Reviewed by Beth McEachen
The unsettling ‘alternative reality’ of Richard Perkins’ large-scale paintings is no surprise, given the process of their making. Perkins, a Canadian who now lives in Massachusetts, builds models of architectural interiors based on memories which he then uses as scenarios for his psychologically-loaded paintings. This quietly engaging exhibition, titled ‘The City,’ includes some of the models and small oil studies. The work is without apparent sentimentality or nostalgia, instead mining the poetic possibilities of the function and construction of memory.
Most of the paintings feature cavernous, soaring interiors, some with enigmatic forms as the focal point, but none with human presence. These mysterious spaces appear to be inspired by abandoned industrial sites, sci-fi movies and modernist buildings. The colours used are sombre but theatrical, and blue is favoured, as pools (for swimming and of the industrial or chemical sort) and glimpses of sky appear in most of the paintings.
The pools are smoothly painted, describing still, deep water, suggesting the unconscious mind. In “Pool,” the deeper area of the empty swimming pool appears bottomless, and there are no ladders or steps for climbing out, just a diving board. The pastel slats surrounding the pool recall Impressionism, as does the dappled light that gives the image a serene but chilly silence. “Waterslide” is also perplexing, with a murky sky visible through the tall windows. Again, there is no means of climbing out of the small pool. The slide itself is steep and rickety, and there are no steps leading to the top, which is cropped out of the picture.
The most compelling work here is also the most mysterious, reminding one of surrealist works such as Magritte’s ‘L’Anniversaire,’ and Giacometti’s ‘The Palace at 4 am.’ “The Final Construct” is a moody tour-de-force that looks like a set from the movie Alien but must refer to an earlier series titled “Constructs.” This series featured highly modeled, multifaceted forms isolated on flat coloured grounds. Now the spherical, embryonic ‘construct’ is in a purple, high-ceilinged space with watery floors and bridges connecting it to the walls. It is teeming with imagined action. “Untitled” and “Balloon” also feature ‘constructed’ forms, and their elusive meanings are matched by their visual impact. Framed by a doorway opening onto a bright courtyard, the turd-like ‘balloon’ is held up by stakes and rods. Despite the yellow basket-chair hanging from it, the balloon is leaden. In “Remembering Eva” an inflated rubber balloon paradoxically hangs upside-down from a skylight. Its colour and perfectly circular shape liken it to a full moon in the hushed, nighttime interior. The title is introspective, referring blatantly to the personal associations that are imperative to the entire series.
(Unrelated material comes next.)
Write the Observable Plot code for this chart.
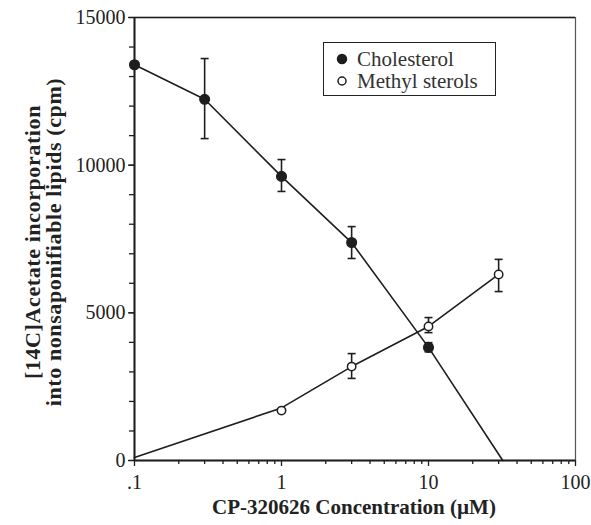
<!DOCTYPE html>
<html><head><meta charset="utf-8">
<script src="https://cdn.jsdelivr.net/npm/d3@7"></script>
<script src="https://cdn.jsdelivr.net/npm/@observablehq/plot@0.6"></script>
<style>
body{margin:0;background:#fff}
#chart{position:relative;width:591px;height:525px;font-family:"Liberation Serif",serif;color:#222}
#legend{position:absolute;left:323px;top:42px;width:171px;height:52px;border:1.5px solid #222;background:#fff;font-size:21px;color:#333}
#legend .row{display:flex;align-items:center;height:22px;margin-left:12px}
#legend .row:first-child{margin-top:5px}
#legend svg{margin-right:9px}
</style>
</head><body><div id="chart"></div>
<script>
// Cholesterol (filled circles)
const cholConc = [0.1, 0.3, 1, 3, 10];
const cholVal = [13400, 12230, 9620, 7380, 3830];
const cholLo = [null, 10900, 9110, 6840, 3680];
const cholHi = [null, 13610, 10190, 7920, 3990];
const cholLineX = [0.1, 0.3, 1, 3, 10, 32];
const cholLineY = [13400, 12230, 9620, 7380, 3830, 0];
// Methyl sterols (open circles)
const methConc = [1, 3, 10, 30];
const methVal = [1690, 3180, 4540, 6300];
const methLo = [null, 2780, 4330, 5720];
const methHi = [null, 3620, 4840, 6810];
const methLineX = [0.1, 1, 3, 10, 30];
const methLineY = [100, 1780, 3180, 4540, 6300];
// axes
const xTicks = [0.1, 1, 10, 100];
const xTickLabels = [".1", "1", "10", "100"];
const xMinor = [0.2,0.3,0.4,0.5,0.6,0.7,0.8,0.9,2,3,4,5,6,7,8,9,20,30,40,50,60,70,80,90];
const yTicks = [0, 5000, 10000, 15000];
const yMinor = d3.range(0, 15001, 1000);
const seriesNames = ["Cholesterol", "Methyl sterols"];
const xLabel = "CP-320626 Concentration (\u00b5M)";
const yLabel = ["[14C]Acetate incorporation", "into nonsaponifiable lipids (cpm)"];

const chol = cholConc.map((x, i) => ({x, y: cholVal[i], lo: cholLo[i], hi: cholHi[i]}));
const meth = methConc.map((x, i) => ({x, y: methVal[i], lo: methLo[i], hi: methHi[i]}));
const cholLine = cholLineX.map((x, i) => ({x, y: cholLineY[i]}));
const methLine = methLineX.map((x, i) => ({x, y: methLineY[i]}));
const cholErr = chol.filter(d => d.lo != null);
const methErr = meth.filter(d => d.lo != null);

const cap = {draw(ctx) { ctx.moveTo(-4, 0); ctx.lineTo(4, 0); }};
const ink = "#1e1e1e";

const plot = Plot.plot({
  width: 591, height: 525,
  marginLeft: 134, marginRight: 16, marginTop: 17, marginBottom: 65,
  style: {fontFamily: "Liberation Serif, serif", fontSize: "20px", color: "#222", background: "#fff"},
  x: {type: "log", domain: [0.1, 100]},
  y: {domain: [0, 15000]},
  marks: [
    Plot.frame({stroke: "#555", strokeWidth: 1.2}),
    Plot.axisY(yMinor, {tickSize: 5, tickFormat: () => "", label: null, stroke: ink, strokeWidth: 1.3}),
    Plot.axisY(yTicks, {tickSize: 6, tickPadding: 3, label: null, stroke: ink, strokeWidth: 1.3, fill: "#222",
      tickFormat: d3.format("d")}),
    Plot.axisX(xMinor, {tickSize: 4, tickFormat: () => "", label: null, stroke: ink, strokeWidth: 1.3}),
    Plot.axisX(xTicks, {tickSize: 6, tickPadding: 8, label: null, stroke: ink, strokeWidth: 1.3, fill: "#222",
      tickFormat: (d) => xTickLabels[xTicks.indexOf(d)]}),
    Plot.ruleX([0.1], {stroke: ink, strokeWidth: 2}),
    Plot.ruleY([0], {stroke: ink, strokeWidth: 2}),
    Plot.ruleY([15000], {stroke: ink, strokeWidth: 1.5}),
    Plot.line(cholLine, {x: "x", y: "y", stroke: ink, strokeWidth: 1.6}),
    Plot.line(methLine, {x: "x", y: "y", stroke: ink, strokeWidth: 1.6}),
    Plot.ruleX(cholErr, {x: "x", y1: "lo", y2: "hi", stroke: ink, strokeWidth: 1.6}),
    Plot.ruleX(methErr, {x: "x", y1: "lo", y2: "hi", stroke: ink, strokeWidth: 1.6}),
    Plot.dot(cholErr, {x: "x", y: "lo", symbol: cap, stroke: ink, strokeWidth: 1.6}),
    Plot.dot(cholErr, {x: "x", y: "hi", symbol: cap, stroke: ink, strokeWidth: 1.6}),
    Plot.dot(methErr, {x: "x", y: "lo", symbol: cap, stroke: ink, strokeWidth: 1.6}),
    Plot.dot(methErr, {x: "x", y: "hi", symbol: cap, stroke: ink, strokeWidth: 1.6}),
    Plot.dot(chol, {x: "x", y: "y", r: 4.8, fill: ink, stroke: ink}),
    Plot.dot(meth, {x: "x", y: "y", r: 4.2, fill: "#fff", stroke: ink, strokeWidth: 1.5})
  ]
});

const chart = document.getElementById("chart");
chart.appendChild(plot);
const svg = d3.select(plot);
svg.append("text").attr("x", 354).attr("y", 514).attr("text-anchor", "middle")
  .attr("font-weight", "bold").attr("font-size", 21).attr("fill", "#222").text(xLabel);
const yl = svg.append("text").attr("transform", "translate(40,242) rotate(-90)")
  .attr("text-anchor", "middle").attr("font-weight", "bold").attr("font-size", 22)
  .attr("letter-spacing", "0.6px").attr("fill", "#222");
yl.append("tspan").attr("x", 0).attr("dy", 0).text(yLabel[0]);
yl.append("tspan").attr("x", 0).attr("dy", 21).text(yLabel[1]);

const legend = document.createElement("div");
legend.id = "legend";
legend.innerHTML = seriesNames.map((n, i) =>
  `<div class="row"><svg width="12" height="12"><circle cx="6" cy="6" r="${i ? 4 : 4.5}" fill="${i ? '#fff' : ink}" stroke="${ink}" stroke-width="1.5"/></svg><span>${n}</span></div>`).join("");
chart.appendChild(legend);
</script></body></html>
At Rodman Hall four of the models were shown dramatically spotlit in darkened rooms upstairs from the main gallery. The models are rough-hewn, made from unembellished materials like fomecore, cardboard and messy hot glue. The contrast to the skill shown in the paintings is evident. It is as if the models are groggy bits of remembered dreams and the paintings create emotional and poetic tenor from these glimpses.
The models are constructions of the artist’s memory but the paintings act as sites for the viewer’s imagination to inhabit. The exhibition’s title, “The City,” reveals the metaphor that the series is built upon: memories are constructions of the mental sort. In the labyrinth of one’s mind are the many rooms, empty factories, saggy walls, sunny courtyards, deep pools and all the other inexplicable occurrences of the built environment we call a city. And sometimes there are also windows, opening out onto the infinite possibility of the sky.